MATERIAL FOR THIS EXERCISE:
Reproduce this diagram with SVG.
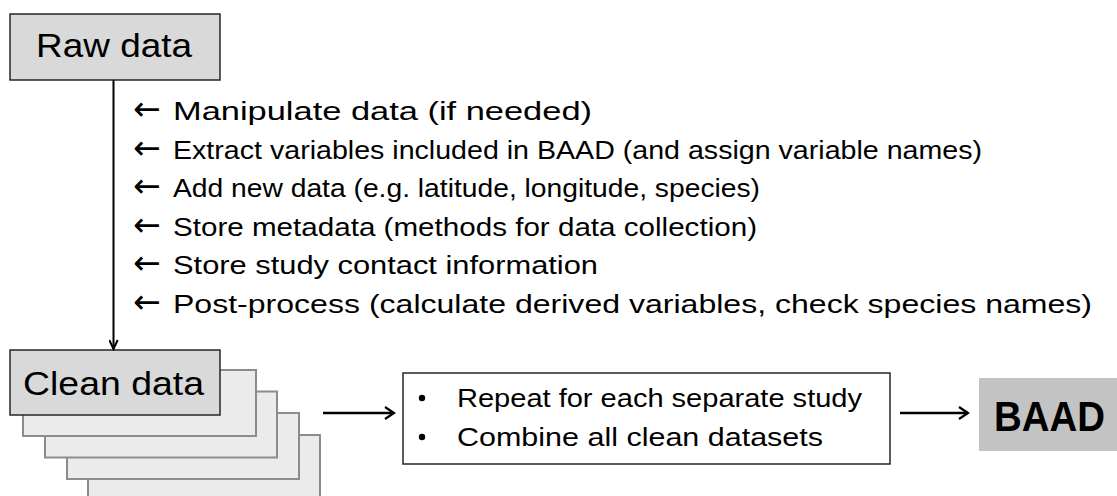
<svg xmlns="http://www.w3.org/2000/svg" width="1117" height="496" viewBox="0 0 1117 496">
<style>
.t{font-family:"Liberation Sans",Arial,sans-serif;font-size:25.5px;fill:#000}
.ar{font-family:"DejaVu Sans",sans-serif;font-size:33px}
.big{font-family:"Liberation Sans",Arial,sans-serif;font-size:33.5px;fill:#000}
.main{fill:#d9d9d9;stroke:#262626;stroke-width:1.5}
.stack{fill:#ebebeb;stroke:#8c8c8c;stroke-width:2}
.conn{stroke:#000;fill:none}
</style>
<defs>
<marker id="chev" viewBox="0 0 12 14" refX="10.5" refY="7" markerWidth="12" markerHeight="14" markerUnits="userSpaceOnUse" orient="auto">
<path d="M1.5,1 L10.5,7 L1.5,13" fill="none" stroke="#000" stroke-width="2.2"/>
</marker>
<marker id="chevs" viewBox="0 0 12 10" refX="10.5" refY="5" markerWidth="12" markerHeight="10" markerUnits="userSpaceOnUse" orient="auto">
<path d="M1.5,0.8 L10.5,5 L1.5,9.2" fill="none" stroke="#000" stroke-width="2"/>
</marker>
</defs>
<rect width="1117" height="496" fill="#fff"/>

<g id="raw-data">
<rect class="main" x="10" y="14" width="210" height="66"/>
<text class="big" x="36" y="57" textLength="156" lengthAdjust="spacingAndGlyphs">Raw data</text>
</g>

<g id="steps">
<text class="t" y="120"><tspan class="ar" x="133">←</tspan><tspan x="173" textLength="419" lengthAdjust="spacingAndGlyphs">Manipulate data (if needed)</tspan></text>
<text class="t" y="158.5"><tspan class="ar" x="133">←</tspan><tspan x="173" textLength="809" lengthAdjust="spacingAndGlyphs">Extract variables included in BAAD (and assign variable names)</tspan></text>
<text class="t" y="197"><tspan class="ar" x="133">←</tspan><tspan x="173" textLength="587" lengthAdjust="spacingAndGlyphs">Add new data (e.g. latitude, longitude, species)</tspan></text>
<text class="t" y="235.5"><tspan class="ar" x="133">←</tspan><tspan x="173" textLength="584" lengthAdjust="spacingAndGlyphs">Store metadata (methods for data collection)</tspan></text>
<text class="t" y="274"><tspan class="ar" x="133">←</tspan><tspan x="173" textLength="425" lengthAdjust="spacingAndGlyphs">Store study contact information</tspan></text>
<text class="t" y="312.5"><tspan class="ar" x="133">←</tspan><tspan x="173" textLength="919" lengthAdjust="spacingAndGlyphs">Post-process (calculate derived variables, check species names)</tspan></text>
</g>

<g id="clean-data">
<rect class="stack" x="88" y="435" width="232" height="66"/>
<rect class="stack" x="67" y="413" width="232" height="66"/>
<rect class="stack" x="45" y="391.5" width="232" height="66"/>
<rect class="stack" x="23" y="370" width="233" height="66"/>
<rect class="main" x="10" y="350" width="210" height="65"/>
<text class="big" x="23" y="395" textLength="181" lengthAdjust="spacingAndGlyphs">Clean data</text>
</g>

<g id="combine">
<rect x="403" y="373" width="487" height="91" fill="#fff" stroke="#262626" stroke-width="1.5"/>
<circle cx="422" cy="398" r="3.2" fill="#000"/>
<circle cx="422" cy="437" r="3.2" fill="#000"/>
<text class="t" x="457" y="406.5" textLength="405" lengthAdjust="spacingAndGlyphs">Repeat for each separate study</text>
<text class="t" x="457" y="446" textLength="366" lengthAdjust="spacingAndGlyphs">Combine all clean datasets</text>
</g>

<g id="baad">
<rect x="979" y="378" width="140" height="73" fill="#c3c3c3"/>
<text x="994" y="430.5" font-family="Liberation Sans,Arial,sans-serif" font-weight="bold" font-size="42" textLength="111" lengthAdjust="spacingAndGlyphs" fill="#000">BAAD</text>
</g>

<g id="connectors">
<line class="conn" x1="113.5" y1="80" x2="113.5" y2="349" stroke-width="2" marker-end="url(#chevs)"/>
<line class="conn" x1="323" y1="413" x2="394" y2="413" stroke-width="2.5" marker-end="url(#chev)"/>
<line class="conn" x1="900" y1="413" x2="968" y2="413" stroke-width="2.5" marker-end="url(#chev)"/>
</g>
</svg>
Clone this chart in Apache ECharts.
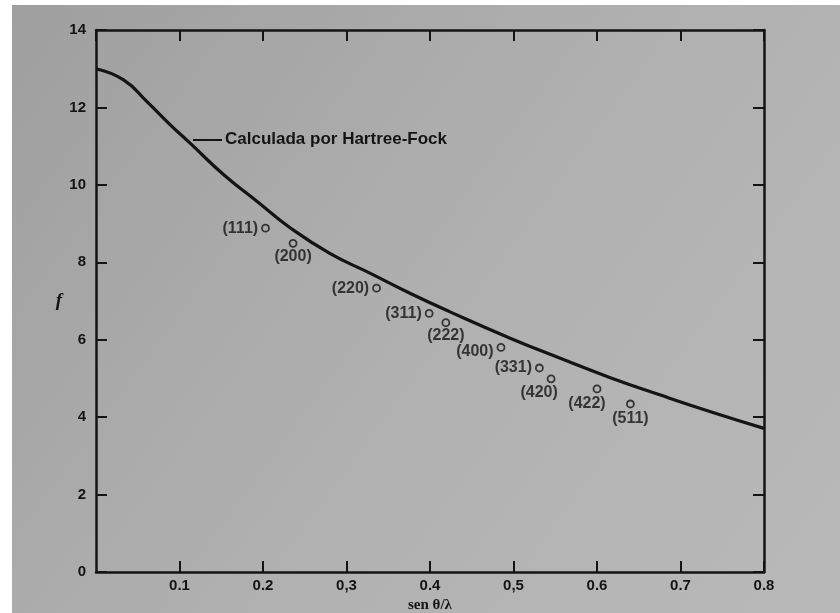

TASK DETAILS:
Return all of the entries exactly as written, but drop any pictures they hold.

ANSWER TO THIS PROBLEM:
Reproduce this diagram with SVG.
<svg xmlns="http://www.w3.org/2000/svg" width="1117" height="496" viewBox="0 0 1117 496">
<style>
.t{font-family:"Liberation Sans",Arial,sans-serif;font-size:25.5px;fill:#000}
.ar{font-family:"DejaVu Sans",sans-serif;font-size:33px}
.big{font-family:"Liberation Sans",Arial,sans-serif;font-size:33.5px;fill:#000}
.main{fill:#d9d9d9;stroke:#262626;stroke-width:1.5}
.stack{fill:#ebebeb;stroke:#8c8c8c;stroke-width:2}
.conn{stroke:#000;fill:none}
</style>
<defs>
<marker id="chev" viewBox="0 0 12 14" refX="10.5" refY="7" markerWidth="12" markerHeight="14" markerUnits="userSpaceOnUse" orient="auto">
<path d="M1.5,1 L10.5,7 L1.5,13" fill="none" stroke="#000" stroke-width="2.2"/>
</marker>
<marker id="chevs" viewBox="0 0 12 10" refX="10.5" refY="5" markerWidth="12" markerHeight="10" markerUnits="userSpaceOnUse" orient="auto">
<path d="M1.5,0.8 L10.5,5 L1.5,9.2" fill="none" stroke="#000" stroke-width="2"/>
</marker>
</defs>
<rect width="1117" height="496" fill="#fff"/>

<g id="raw-data">
<rect class="main" x="10" y="14" width="210" height="66"/>
<text class="big" x="36" y="57" textLength="156" lengthAdjust="spacingAndGlyphs">Raw data</text>
</g>

<g id="steps">
<text class="t" y="120"><tspan class="ar" x="133">←</tspan><tspan x="173" textLength="419" lengthAdjust="spacingAndGlyphs">Manipulate data (if needed)</tspan></text>
<text class="t" y="158.5"><tspan class="ar" x="133">←</tspan><tspan x="173" textLength="809" lengthAdjust="spacingAndGlyphs">Extract variables included in BAAD (and assign variable names)</tspan></text>
<text class="t" y="197"><tspan class="ar" x="133">←</tspan><tspan x="173" textLength="587" lengthAdjust="spacingAndGlyphs">Add new data (e.g. latitude, longitude, species)</tspan></text>
<text class="t" y="235.5"><tspan class="ar" x="133">←</tspan><tspan x="173" textLength="584" lengthAdjust="spacingAndGlyphs">Store metadata (methods for data collection)</tspan></text>
<text class="t" y="274"><tspan class="ar" x="133">←</tspan><tspan x="173" textLength="425" lengthAdjust="spacingAndGlyphs">Store study contact information</tspan></text>
<text class="t" y="312.5"><tspan class="ar" x="133">←</tspan><tspan x="173" textLength="919" lengthAdjust="spacingAndGlyphs">Post-process (calculate derived variables, check species names)</tspan></text>
</g>

<g id="clean-data">
<rect class="stack" x="88" y="435" width="232" height="66"/>
<rect class="stack" x="67" y="413" width="232" height="66"/>
<rect class="stack" x="45" y="391.5" width="232" height="66"/>
<rect class="stack" x="23" y="370" width="233" height="66"/>
<rect class="main" x="10" y="350" width="210" height="65"/>
<text class="big" x="23" y="395" textLength="181" lengthAdjust="spacingAndGlyphs">Clean data</text>
</g>

<g id="combine">
<rect x="403" y="373" width="487" height="91" fill="#fff" stroke="#262626" stroke-width="1.5"/>
<circle cx="422" cy="398" r="3.2" fill="#000"/>
<circle cx="422" cy="437" r="3.2" fill="#000"/>
<text class="t" x="457" y="406.5" textLength="405" lengthAdjust="spacingAndGlyphs">Repeat for each separate study</text>
<text class="t" x="457" y="446" textLength="366" lengthAdjust="spacingAndGlyphs">Combine all clean datasets</text>
</g>

<g id="baad">
<rect x="979" y="378" width="140" height="73" fill="#c3c3c3"/>
<text x="994" y="430.5" font-family="Liberation Sans,Arial,sans-serif" font-weight="bold" font-size="42" textLength="111" lengthAdjust="spacingAndGlyphs" fill="#000">BAAD</text>
</g>

<g id="connectors">
<line class="conn" x1="113.5" y1="80" x2="113.5" y2="349" stroke-width="2" marker-end="url(#chevs)"/>
<line class="conn" x1="323" y1="413" x2="394" y2="413" stroke-width="2.5" marker-end="url(#chev)"/>
<line class="conn" x1="900" y1="413" x2="968" y2="413" stroke-width="2.5" marker-end="url(#chev)"/>
</g>
</svg>
Clone this chart in Apache ECharts.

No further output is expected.